[Figure scripts]
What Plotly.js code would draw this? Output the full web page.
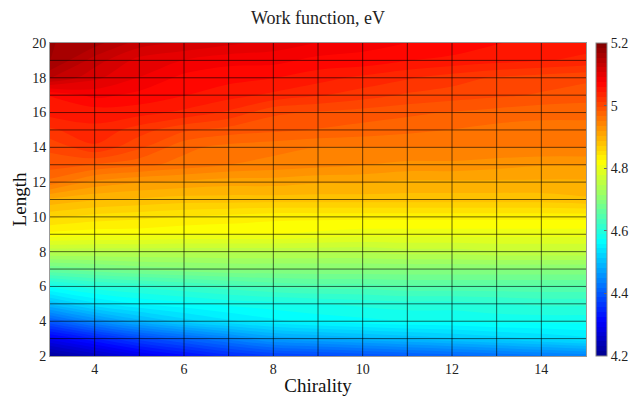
<!DOCTYPE html>
<html>
<head>
<meta charset="utf-8">
<script src="https://cdn.plot.ly/plotly-3.0.1.min.js"></script>
<style>
  html, body { margin: 0; padding: 0; background: #fff; }
  #chart { width: 631px; height: 397px; }
</style>
</head>
<body>
<div id="chart"></div>
<script>
// Nanotube chirality index (columns) and length (rows)
const chirality = [3, 4, 5, 6, 7, 8, 9, 10, 11, 12, 13, 14, 15];
const lengths = [2, 3, 4, 5, 6, 7, 8, 9, 10, 11, 12, 13, 14, 15, 16, 17, 18, 19, 20];

// Work function (eV), one row per length, one column per chirality
const wL2  = [4.21, 4.25, 4.29, 4.32, 4.35, 4.37, 4.38, 4.39, 4.40, 4.41, 4.42, 4.43, 4.44];
const wL3  = [4.30, 4.34, 4.38, 4.41, 4.44, 4.47, 4.48, 4.49, 4.50, 4.51, 4.52, 4.53, 4.54];
const wL4  = [4.40, 4.45, 4.49, 4.52, 4.54, 4.555, 4.565, 4.57, 4.575, 4.575, 4.58, 4.58, 4.58];
const wL5  = [4.50, 4.54, 4.56, 4.57, 4.58, 4.585, 4.59, 4.595, 4.60, 4.60, 4.605, 4.61, 4.61];
const wL6  = [4.58, 4.60, 4.61, 4.62, 4.63, 4.64, 4.645, 4.645, 4.65, 4.65, 4.65, 4.65, 4.65];
const wL7  = [4.67, 4.68, 4.69, 4.695, 4.70, 4.70, 4.70, 4.70, 4.70, 4.70, 4.70, 4.70, 4.70];
const wL8  = [4.75, 4.75, 4.75, 4.75, 4.75, 4.75, 4.75, 4.75, 4.755, 4.755, 4.76, 4.76, 4.76];
const wL9  = [4.82, 4.815, 4.815, 4.81, 4.81, 4.81, 4.805, 4.80, 4.80, 4.80, 4.80, 4.80, 4.80];
const wL10 = [4.86, 4.85, 4.845, 4.84, 4.835, 4.83, 4.83, 4.83, 4.83, 4.83, 4.83, 4.83, 4.83];
const wL11 = [4.90, 4.89, 4.885, 4.88, 4.88, 4.88, 4.88, 4.88, 4.88, 4.88, 4.88, 4.88, 4.885];
const wL12 = [4.96, 4.93, 4.92, 4.915, 4.91, 4.91, 4.905, 4.905, 4.90, 4.90, 4.90, 4.90, 4.90];
const wL13 = [4.99, 4.98, 4.97, 4.96, 4.95, 4.945, 4.94, 4.935, 4.93, 4.93, 4.925, 4.92, 4.92];
const wL14 = [5.00, 5.025, 5.00, 4.97, 4.96, 4.955, 4.95, 4.95, 4.95, 4.95, 4.95, 4.95, 4.95];
const wL15 = [5.025, 5.04, 5.02, 5.00, 4.99, 4.985, 4.98, 4.975, 4.97, 4.965, 4.96, 4.96, 4.96];
const wL16 = [5.05, 5.05, 5.05, 5.04, 5.025, 5.00, 4.995, 4.99, 4.985, 4.98, 4.975, 4.97, 4.97];
const wL17 = [5.06, 5.08, 5.07, 5.06, 5.05, 5.04, 5.03, 5.02, 5.01, 5.005, 5.00, 4.995, 4.99];
const wL18 = [5.14, 5.11, 5.09, 5.07, 5.065, 5.06, 5.05, 5.04, 5.03, 5.02, 5.01, 5.005, 5.00];
const wL19 = [5.17, 5.13, 5.10, 5.09, 5.08, 5.08, 5.07, 5.07, 5.06, 5.055, 5.05, 5.045, 5.04];
const wL20 = [5.17, 5.16, 5.13, 5.12, 5.11, 5.10, 5.09, 5.08, 5.075, 5.07, 5.06, 5.055, 5.05];

const workFunction = [wL2, wL3, wL4, wL5, wL6, wL7, wL8, wL9, wL10, wL11,
                      wL12, wL13, wL14, wL15, wL16, wL17, wL18, wL19, wL20];

const xTicks = [4, 6, 8, 10, 12, 14];
const yTicks = [2, 4, 6, 8, 10, 12, 14, 16, 18, 20];
const cbarTicks = [4.2, 4.4, 4.6, 4.8, 5, 5.2];

// Jet colour map
const jet = [
  [0.000, 'rgb(0,0,143)'],
  [0.111, 'rgb(0,0,255)'],
  [0.365, 'rgb(0,255,255)'],
  [0.619, 'rgb(255,255,0)'],
  [0.873, 'rgb(255,0,0)'],
  [1.000, 'rgb(128,0,0)']
];

const serif = '"Liberation Serif", "DejaVu Serif", serif';

const trace = {
  type: 'contour',
  x: chirality,
  y: lengths,
  z: workFunction,
  colorscale: jet,
  zmin: 4.2,
  zmax: 5.2,
  autocontour: false,
  contours: { start: 4.2, end: 5.2, size: 1 / 64, coloring: 'fill', showlines: false },
  line: { width: 0 },
  hoverinfo: 'x+y+z',
  colorbar: {
    x: 1.0187, xanchor: 'left',
    y: 0.5, yanchor: 'middle',
    len: 1, lenmode: 'fraction',
    thickness: 11,
    outlinewidth: 1, outlinecolor: '#888',
    tickvals: cbarTicks,
    ticktext: cbarTicks.map(String),
    ticks: 'inside', ticklen: 3, tickcolor: '#666',
    tickfont: { family: serif, size: 14, color: '#222' },
    xpad: 0, ypad: 0
  }
};

// Mesh lines along every chirality / length sample
const mesh = [];
chirality.slice(1, -1).forEach(v => mesh.push({
  type: 'line', xref: 'x', yref: 'paper', x0: v, x1: v, y0: 0, y1: 1,
  line: { color: 'rgba(0,0,0,0.6)', width: 1 }, layer: 'above'
}));
lengths.slice(1, -1).forEach(v => mesh.push({
  type: 'line', xref: 'paper', yref: 'y', x0: 0, x1: 1, y0: v, y1: v,
  line: { color: 'rgba(0,0,0,0.6)', width: 1 }, layer: 'above'
}));

const layout = {
  width: 631, height: 397,
  margin: { l: 50, r: 45, t: 43, b: 41, autoexpand: false },
  paper_bgcolor: '#fff', plot_bgcolor: '#fff',
  font: { family: serif, color: '#222' },
  title: {
    text: 'Work function, eV',
    font: { family: serif, size: 18, color: '#222' },
    x: 0.504, xanchor: 'center', y: 0.955, yanchor: 'middle'
  },
  xaxis: {
    range: [3, 15], tickvals: xTicks, ticktext: xTicks.map(String),
    showgrid: false, zeroline: false,
    showline: true, linecolor: '#999', linewidth: 1, mirror: true,
    ticks: '', tickfont: { family: serif, size: 14, color: '#222' },
    title: { text: 'Chirality', font: { family: serif, size: 19, color: '#111' }, standoff: 2 }
  },
  yaxis: {
    range: [2, 20], tickvals: yTicks, ticktext: yTicks.map(String),
    showgrid: false, zeroline: false,
    showline: true, linecolor: '#999', linewidth: 1, mirror: true,
    ticks: '', tickfont: { family: serif, size: 14, color: '#222' },
    title: { text: 'Length', font: { family: serif, size: 19, color: '#111' }, standoff: 0 }
  },
  shapes: mesh
};

Plotly.newPlot('chart', [trace], layout, { displayModeBar: false, staticPlot: true });
</script>
</body>
</html>
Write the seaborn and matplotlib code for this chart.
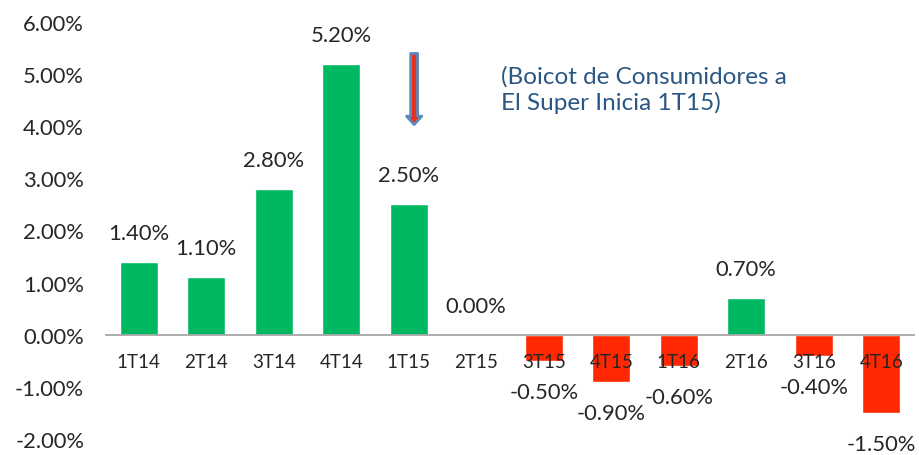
import matplotlib
matplotlib.use("Agg")
import matplotlib.pyplot as plt
import seaborn as sns

# Data
quarters = ["1T14", "2T14", "3T14", "4T14", "1T15", "2T15",
            "3T15", "4T15", "1T16", "2T16", "3T16", "4T16"]
growth = [1.40, 1.10, 2.80, 5.20, 2.50, 0.00,
          -0.50, -0.90, -0.60, 0.70, -0.40, -1.50]
note_lines = ["(Boicot de Consumidores a", "El Super Inicia 1T15)"]

sns.set_style("white")
plt.rcParams["font.family"] = ["Lato", "DejaVu Sans"]

green = "#00B861"
red = "#FF2800"
colors = [green if v >= 0 else red for v in growth]

fig = plt.figure(figsize=(9.2, 4.56), dpi=100)
ax = fig.add_axes([105 / 920, 16 / 456, 810 / 920, 417 / 456])

sns.barplot(x=quarters, y=growth, hue=quarters, palette=colors,
            legend=False, width=0.57, saturation=1, ax=ax)

ax.set_xlim(-0.5, 11.5)
ax.set_ylim(-2, 6)
ax.set_yticks(range(-2, 7))
ax.set_yticklabels([f"{t:.2f}%" for t in range(-2, 7)], fontsize=15.8)
ax.tick_params(axis="y", length=0, pad=15)
ax.set_xticks([])
ax.set_xlabel("")
ax.set_ylabel("")
sns.despine(ax=ax, left=True, bottom=True)
ax.axhline(0, color="#A6A6A6", lw=1.3, zorder=3)

# category labels just below the zero line
for i, q in enumerate(quarters):
    ax.text(i, -0.52, q, ha="center", va="center", fontsize=13.5, zorder=4)

# value labels
for i, v in enumerate(growth):
    y = v + 0.56 if v >= 0 else v - 0.6
    ax.text(i, y, f"{v:.2f}%", ha="center", va="center", fontsize=15.8,
            zorder=4, clip_on=False)

# annotation
ax.annotate("", xy=(4.08, 3.98), xytext=(4.08, 5.45),
            arrowprops=dict(arrowstyle="simple,head_width=1.1,head_length=0.6,tail_width=0.5",
                            fc="#E8321E", ec="#5B8BBE", lw=2))
ax.text(5.36, 4.72, "\n".join(note_lines), ha="left", va="center",
        fontsize=17.5, color="#2A5783", linespacing=1.25)

fig.savefig("out.png", dpi=100)
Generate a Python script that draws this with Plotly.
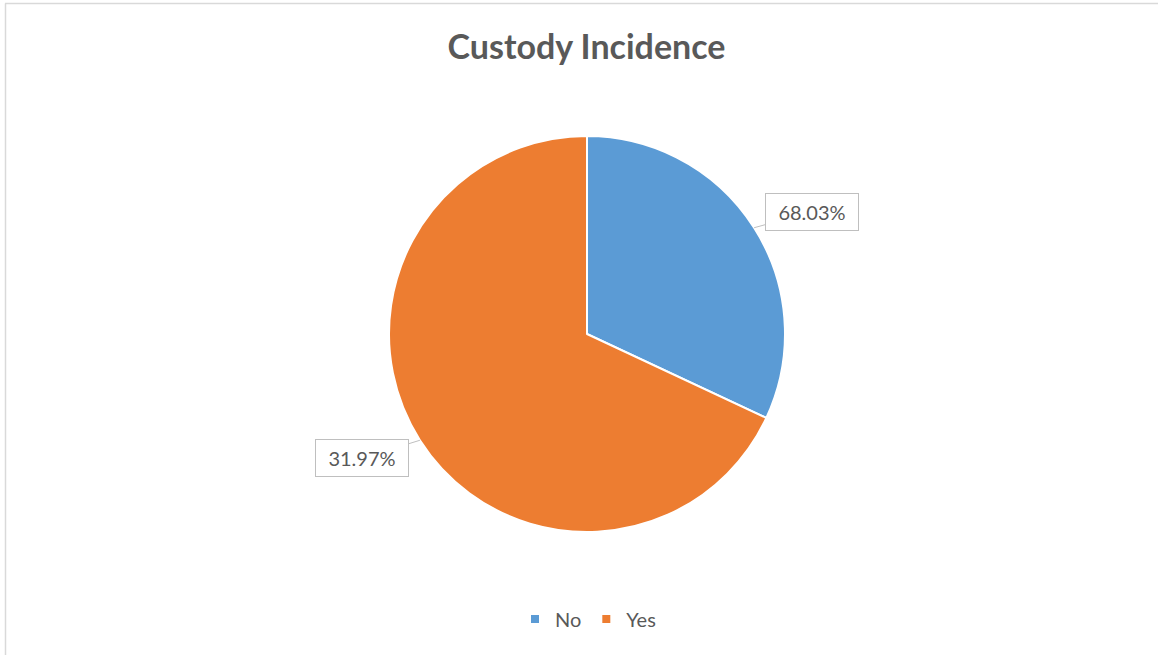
import math
import plotly.graph_objects as go

# ---- data ----
categories = ["No", "Yes"]
slice_values = [31.97, 68.03]          # slice sizes as drawn in the reference
label_texts = ["68.03%", "31.97%"]     # data-label texts as printed in the reference
colors = ["#5B9BD5", "#ED7D31"]
title_text = "Custody Incidence"

W, H = 1158, 655
FONT = "Lato, 'Open Sans', sans-serif"
GRAY = "#595959"

# pie geometry (pixels)
cx, cy, r = 587, 334, 198
dom_x = [(cx - r) / W, (cx + r) / W]
dom_y = [1 - (cy + r) / H, 1 - (cy - r) / H]

fig = go.Figure()
fig.add_trace(go.Pie(
    labels=categories, values=slice_values, sort=False, direction="clockwise",
    rotation=0, marker=dict(colors=colors, line=dict(color="white", width=2)),
    textinfo="none", hoverinfo="label+value", showlegend=False,
    domain=dict(x=dom_x, y=dom_y),
))

# legend entries (small squares)
for c, col in zip(categories, colors):
    fig.add_trace(go.Scatter(x=[None], y=[None], mode="markers", name=c,
                             marker=dict(symbol="square", size=8, color=col)))

# callout labels at slice mid-angles
total = sum(slice_values)
start = 0.0
offsets = [(58, -16), (-58, 18)]
annotations = []
for v, txt, (ox, oy) in zip(slice_values, label_texts, offsets):
    mid = (start + v / 2) / total * 2 * math.pi
    start += v
    px = cx + r * math.sin(mid)
    py = cy - r * math.cos(mid)
    annotations.append(dict(
        x=px / W, y=1 - py / H, xref="paper", yref="paper",
        text=txt, showarrow=True, arrowhead=0, arrowwidth=1, arrowcolor="#BFBFBF",
        ax=ox, ay=oy, width=80, height=24, borderpad=6,
        bordercolor="#BFBFBF", borderwidth=1, bgcolor="white",
        font=dict(family=FONT, size=20, color=GRAY),
    ))

fig.update_layout(
    width=W, height=H, margin=dict(l=0, r=0, t=0, b=0),
    paper_bgcolor="white", plot_bgcolor="white",
    title=dict(text=f"<b>{title_text}</b>", x=586.5 / W, xref="paper", xanchor="center",
               y=1 - 47 / H, yanchor="middle",
               font=dict(family=FONT, size=34, color=GRAY)),
    xaxis=dict(visible=False), yaxis=dict(visible=False),
    legend=dict(orientation="h", x=588 / W, xanchor="center", y=1 - 619 / H,
                yanchor="middle", font=dict(family=FONT, size=20, color=GRAY),
                itemwidth=30, tracegroupgap=0, bgcolor="rgba(0,0,0,0)"),
    annotations=annotations,
    shapes=[
        dict(type="line", xref="paper", yref="paper", x0=5 / W, x1=1, y0=1 - 3.5 / H, y1=1 - 3.5 / H,
             line=dict(color="#D9D9D9", width=1.5)),
        dict(type="line", xref="paper", yref="paper", x0=5.5 / W, x1=5.5 / W, y0=0, y1=1 - 3.5 / H,
             line=dict(color="#D9D9D9", width=1.5)),
    ],
)

fig.write_html("out.html")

### Written exercise
Transcribe the entries from their first line to the line that holds "18, 19, 20];", both included, and skip every picture.

### Response to the task
What Plotly.js code would draw this? Output the full web page.
<!DOCTYPE html>
<html>
<head>
<meta charset="utf-8">
<script src="https://cdn.plot.ly/plotly-3.0.1.min.js"></script>
<style>
  html, body { margin: 0; padding: 0; background: #fff; }
  #chart { width: 631px; height: 397px; }
</style>
</head>
<body>
<div id="chart"></div>
<script>
// Nanotube chirality index (columns) and length (rows)
const chirality = [3, 4, 5, 6, 7, 8, 9, 10, 11, 12, 13, 14, 15];
const lengths = [2, 3, 4, 5, 6, 7, 8, 9, 10, 11, 12, 13, 14, 15, 16, 17, 18, 19, 20];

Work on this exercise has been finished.